Un momento, stava andando troppo veloce. Cosa diavolo era quella cosa? E poi, ancora doveva ricordare il suo nome. Aveva detto che gliel'aveva donato sua madre… e come si chiamava sua madre? Il loro nome era simile, cambiava poco, solo una vocale nella pronuncia, anche se il kanji era totalmente diverso. Si pronunciava tutto d'un fiato, veloce, morbido, facile; corretto persino quando scagliato dalle bocche degli occidentali. Dalle labbra carnose sfuggì uno sbuffo: se era così facile perché diamine non riusciva a ricordarlo? Era lì, proprio lì, sulla punta della lingua…
Andiamo, andiamo. Iniziava con una lettera, ce n'era una di unione in mezzo e poi un'altra lettera conclusiva. Il vuoto, il vuoto. Tentò di calmarsi ricorrendo a dei respiri profondi. Controlla la tua rabbia, non lasciare che sia essa a controllare te. Aveva raggiunto degli ottimi risultati quel giorno, valutò – si convinse. Aveva scoperto chi era e da dove veniva. Più tardi, avrebbe ricordato il suo nome e altri particolari su se stesso, sulla sua vita. E così avrebbe trascorso le sue giornate fino a quando non avesse ricordato. Ecco, sì. Inspirò. Fissò lo sguardo sulla sua immagine ritrovata. Ce la posso fare.
Immerso com'era nel suo esercizio, non si accorse che, da qualche parte nel retro del suo cervello, qualcuno stava ridendo.)

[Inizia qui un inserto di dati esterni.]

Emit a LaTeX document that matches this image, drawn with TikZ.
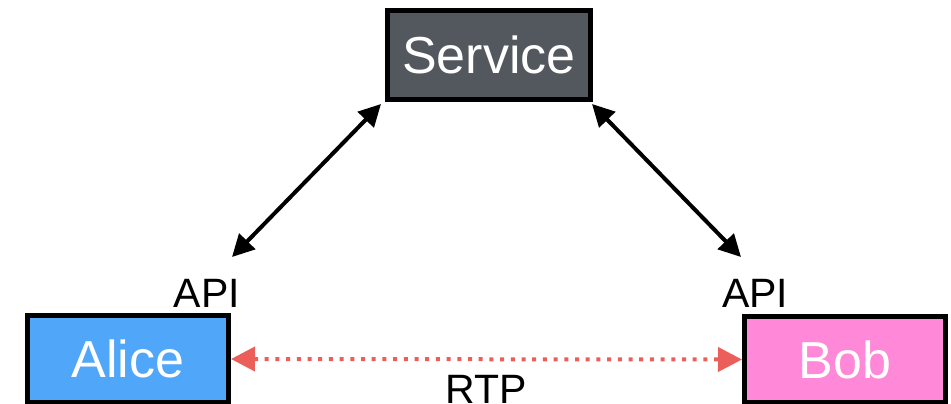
\documentclass[tikz,border=0pt]{standalone}
\usepackage{fontspec}
\setmainfont{Liberation Sans}
\usetikzlibrary{arrows.meta}

\definecolor{servicegray}{RGB}{83,87,94}
\definecolor{aliceblue}{RGB}{80,167,250}
\definecolor{bobpink}{RGB}{255,136,216}
\definecolor{rtpred}{RGB}{236,94,89}

\tikzset{
  party/.style={draw=black, line width=5pt, rectangle, inner sep=0pt,
    text=white, text depth=0pt, font=\fontsize{52}{60}\selectfont},
  apilink/.style={line width=4pt, black,
    {Triangle[length=22pt,width=22pt]}-{Triangle[length=22pt,width=22pt]}},
  rtplink/.style={line width=4pt, rtpred, dash pattern=on 4pt off 6.7pt,
    {Triangle[length=24pt,width=24pt]}-{Triangle[length=24pt,width=24pt]}},
  tag/.style={inner sep=0pt, font=\fontsize{41}{48}\selectfont}
}

\begin{document}
\begin{tikzpicture}[x=1pt,y=-1pt]
  \useasboundingbox (0,0) rectangle (951,404);

  % the three parties
  \node[party, fill=servicegray, minimum width=203pt, minimum height=89pt]
        (service) at (489,55) {Service};
  \node[party, fill=aliceblue, minimum width=201pt, minimum height=87pt]
        (alice) at (128,359) {Alice};
  \node[party, fill=bobpink, minimum width=201pt, minimum height=86pt]
        (bob) at (845,359.5) {Bob};

  % API labels
  \node[tag, anchor=base east] (apiA) at (240,307) {API};
  \node[tag, anchor=base west] (apiB) at (722,307) {API};

  % arrow end points
  \coordinate (sA) at (381,104);
  \coordinate (aA) at (232,257);
  \coordinate (sB) at (592,104);
  \coordinate (bB) at (741,257);

  % signalling links to the service
  \draw[apilink] (sA) -- (aA);
  \draw[apilink] (sB) -- (bB);

  % media link between the peers
  \draw[rtplink] (alice.east) -- (bob.west);
  \node[tag, anchor=base] (rtp) at (486,403) {RTP};
\end{tikzpicture}
\end{document}
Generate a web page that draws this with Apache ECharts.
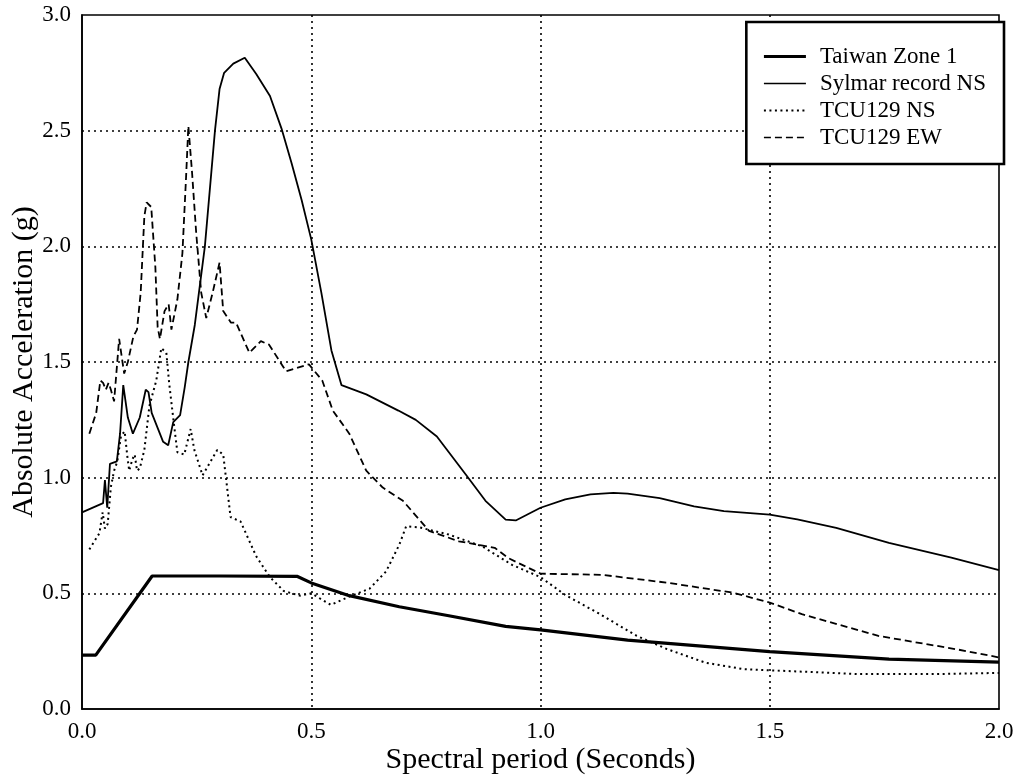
<!DOCTYPE html>
<html>
<head>
<meta charset="utf-8">
<script src="https://cdn.jsdelivr.net/npm/echarts@6/dist/echarts.min.js"></script>
<style>
html,body{margin:0;padding:0;background:#fff;}
#chart{width:1019px;height:780px;}
</style>
</head>
<body>
<div id="chart"></div>
<script>
// ---- Data ----
const seriesNames = ['Taiwan Zone 1', 'Sylmar record NS', 'TCU129 NS', 'TCU129 EW'];
const xTicks = ['0.0', '0.5', '1.0', '1.5', '2.0'];
const yTicks = ['0.0', '0.5', '1.0', '1.5', '2.0', '2.5', '3.0'];

const taiwanX = [0, 0.03, 0.153, 0.3, 0.47, 0.5, 0.583, 0.692, 0.8, 0.924, 1.0, 1.19, 1.5, 1.76, 2.0];
const taiwanY = [0.233, 0.233, 0.575, 0.575, 0.573, 0.545, 0.49, 0.442, 0.403, 0.357, 0.342, 0.298, 0.248, 0.216, 0.203];

const sylmarX = [0, 0.046, 0.05, 0.055, 0.061, 0.076, 0.083, 0.09, 0.1, 0.111, 0.126, 0.139, 0.145, 0.152, 0.166, 0.177, 0.188, 0.199, 0.214, 0.224, 0.232, 0.246, 0.268, 0.29, 0.3, 0.31, 0.33, 0.355, 0.38, 0.41, 0.435, 0.457, 0.479, 0.5, 0.522, 0.544, 0.566, 0.62, 0.69, 0.728, 0.774, 0.837, 0.88, 0.924, 0.946, 1.0, 1.054, 1.109, 1.159, 1.19, 1.26, 1.335, 1.4, 1.5, 1.56, 1.645, 1.76, 1.896, 2.0];
const sylmarY = [0.85, 0.89, 0.99, 0.87, 1.06, 1.07, 1.19, 1.4, 1.26, 1.19, 1.26, 1.38, 1.37, 1.28, 1.21, 1.155, 1.14, 1.24, 1.27, 1.39, 1.5, 1.66, 2.0, 2.5, 2.68, 2.75, 2.79, 2.815, 2.745, 2.65, 2.51, 2.36, 2.2, 2.03, 1.8, 1.55, 1.4, 1.36, 1.29, 1.25, 1.178, 1.014, 0.9, 0.819, 0.815, 0.87, 0.906, 0.928, 0.934, 0.931, 0.912, 0.876, 0.855, 0.84, 0.82, 0.783, 0.718, 0.654, 0.6];

const nsX = [0.016, 0.038, 0.045, 0.05, 0.056, 0.063, 0.07, 0.077, 0.085, 0.093, 0.099, 0.103, 0.11, 0.115, 0.12, 0.126, 0.136, 0.147, 0.162, 0.173, 0.184, 0.19, 0.2, 0.208, 0.223, 0.237, 0.245, 0.263, 0.295, 0.308, 0.324, 0.346, 0.38, 0.41, 0.44, 0.475, 0.5, 0.543, 0.583, 0.627, 0.663, 0.692, 0.707, 0.736, 0.8, 0.873, 0.938, 1.0, 1.054, 1.127, 1.21, 1.276, 1.36, 1.444, 1.528, 1.695, 1.863, 2.0];
const nsY = [0.69, 0.76, 0.85, 0.78, 0.8, 0.96, 1.03, 1.07, 1.18, 1.2, 1.09, 1.03, 1.08, 1.1, 1.03, 1.04, 1.12, 1.31, 1.42, 1.56, 1.54, 1.41, 1.24, 1.11, 1.1, 1.21, 1.12, 1.01, 1.12, 1.1, 0.83, 0.81, 0.66, 0.57, 0.51, 0.49, 0.5, 0.45, 0.486, 0.52, 0.594, 0.71, 0.79, 0.785, 0.754, 0.703, 0.623, 0.57, 0.493, 0.413, 0.316, 0.259, 0.2, 0.172, 0.165, 0.151, 0.151, 0.156];

const ewX = [0.016, 0.031, 0.04, 0.046, 0.052, 0.058, 0.063, 0.07, 0.081, 0.092, 0.1, 0.112, 0.12, 0.128, 0.136, 0.141, 0.151, 0.16, 0.165, 0.17, 0.18, 0.189, 0.195, 0.208, 0.219, 0.227, 0.232, 0.24, 0.249, 0.26, 0.271, 0.285, 0.3, 0.308, 0.325, 0.336, 0.365, 0.39, 0.408, 0.445, 0.495, 0.524, 0.547, 0.583, 0.62, 0.656, 0.7, 0.757, 0.822, 0.9, 0.93, 1.0, 1.134, 1.276, 1.419, 1.5, 1.57, 1.737, 1.905, 2.0];
const ewY = [1.19, 1.28, 1.42, 1.41, 1.38, 1.41, 1.38, 1.33, 1.6, 1.45, 1.5, 1.61, 1.64, 1.8, 2.13, 2.19, 2.17, 1.91, 1.65, 1.6, 1.72, 1.75, 1.64, 1.77, 1.97, 2.3, 2.52, 2.32, 2.06, 1.8, 1.69, 1.8, 1.93, 1.72, 1.67, 1.67, 1.54, 1.59, 1.575, 1.46, 1.49, 1.42, 1.29, 1.19, 1.03, 0.957, 0.9, 0.77, 0.725, 0.697, 0.652, 0.585, 0.58, 0.546, 0.503, 0.46, 0.41, 0.316, 0.259, 0.223];

function pairs(xs, ys) { return xs.map((x, i) => [x, ys[i]]); }

const FONT = '"Liberation Serif", "Times New Roman", serif';

const chart = echarts.init(document.getElementById('chart'), null, {renderer: 'canvas'});

const gridLine = {show: true, lineStyle: {color: '#000', width: 1.6, type: [2, 4]}, showMinLine: false, showMaxLine: false};
const lineWidths = [3.2, 1.8, 2, 1.8];
const lineTypes = ['solid', 'solid', [2, 3.5], [7, 4]];

chart.setOption({
  animation: false,
  backgroundColor: '#fff',
  grid: {left: 82, right: 20, top: 15, bottom: 71, containLabel: false, outerBoundsMode: 'none', show: true, borderColor: '#000', borderWidth: 1.6, backgroundColor: 'transparent'},
  xAxis: {
    type: 'value', min: 0, max: 2, interval: 0.5,
    name: 'Spectral period (Seconds)', nameLocation: 'middle', nameGap: 36, nameMoveOverlap: false,
    nameTextStyle: {fontFamily: FONT, fontSize: 30, color: '#000'},
    axisLine: {show: true, onZero: false, lineStyle: {color: '#000', width: 1.6}},
    axisTick: {show: false},
    axisLabel: {fontFamily: FONT, fontSize: 23, color: '#000', margin: 11, formatter: v => xTicks[Math.round(v / 0.5)]},
    splitLine: gridLine
  },
  yAxis: {
    type: 'value', min: 0, max: 3, interval: 0.5,
    name: 'Absolute Acceleration (g)', nameLocation: 'middle', nameGap: 43, nameMoveOverlap: false,
    nameTextStyle: {fontFamily: FONT, fontSize: 30, color: '#000'},
    axisLine: {show: true, onZero: false, lineStyle: {color: '#000', width: 1.6}},
    axisTick: {show: false},
    axisLabel: {fontFamily: FONT, fontSize: 23, color: '#000', margin: 11, formatter: v => yTicks[Math.round(v / 0.5)]},
    splitLine: gridLine
  },
  legend: {
    orient: 'vertical', right: 15, top: 22,
    data: seriesNames.map((n, i) => ({name: n, lineStyle: {width: lineWidths[i] - (i === 0 ? 0 : 0.2), type: lineTypes[i], color: '#000'}})),
    backgroundColor: '#fff', borderColor: '#000', borderWidth: 2.6, borderRadius: 0,
    padding: [23, 18, 15, 16],
    itemWidth: 42, itemHeight: 14, itemGap: 4,
    itemStyle: {color: 'transparent', borderColor: 'transparent', borderWidth: 0, opacity: 0},
    textStyle: {fontFamily: FONT, fontSize: 23, lineHeight: 23, color: '#000', padding: [0, 0, 0, 9]},
    z: 10
  },
  series: seriesNames.map((n, i) => ({
    name: n, type: 'line', symbol: 'none', z: 5,
    data: [pairs(taiwanX, taiwanY), pairs(sylmarX, sylmarY), pairs(nsX, nsY), pairs(ewX, ewY)][i],
    lineStyle: {color: '#000', width: lineWidths[i], type: lineTypes[i]},
    itemStyle: {color: '#000'}
  }))
});
</script>
</body>
</html>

Ah, è quasi fatta, umano. Ormai ti sfugge anche il tuo nome e che cos'è un essere senza un nome? Come puoi descriverlo, raccontarlo, se non riesci a nominarlo, se non possiedi le parole per articolare la sua realtà? Ecco, ti sei risposto. Tra poco non ricorderai nemmeno di essere nato. Alla fine, ho vinto io. Allora terminiamo la storia degnamente, che a voi umani i finali aperti non piacciono.
C'era una volta un bravo ragazzo. E ora non c'è più.

La buena vida, la buena vida
¿Dónde está?
Camila Cabello - La Buena Vida


N/D: io adoro l'ultimo album di Camila, aiut!!! Corazón latino <3 Ovviamente questa canzone così disperata, così struggente, è dedicata a una persona amata. In questo caso, ascoltando il verso "My twenties are gonna pass me by", mi è venuto un flash improvviso. E se la persona amata fosse proprio se stessi? E chi più di Jin sta perdendo se stesso nella lotta contro il Gene Devil? Nel T5 è chiaro come Jin si sia reso conto che il tempo a sua disposizione stia scadendo e quindi si gioca il tutto per tutto. Ma lui vuole la bella vita, la vita serena e tranquilla che aveva prima che i demoni arrivassero a strappargliela di mano. Quindi eccoci qui, con questa os ingarbugliata, scritta dal punto di vista sia di DJ che di Jin (tra parentesi, perché ormai lui è una parentesi all'interno della sua stessa vita).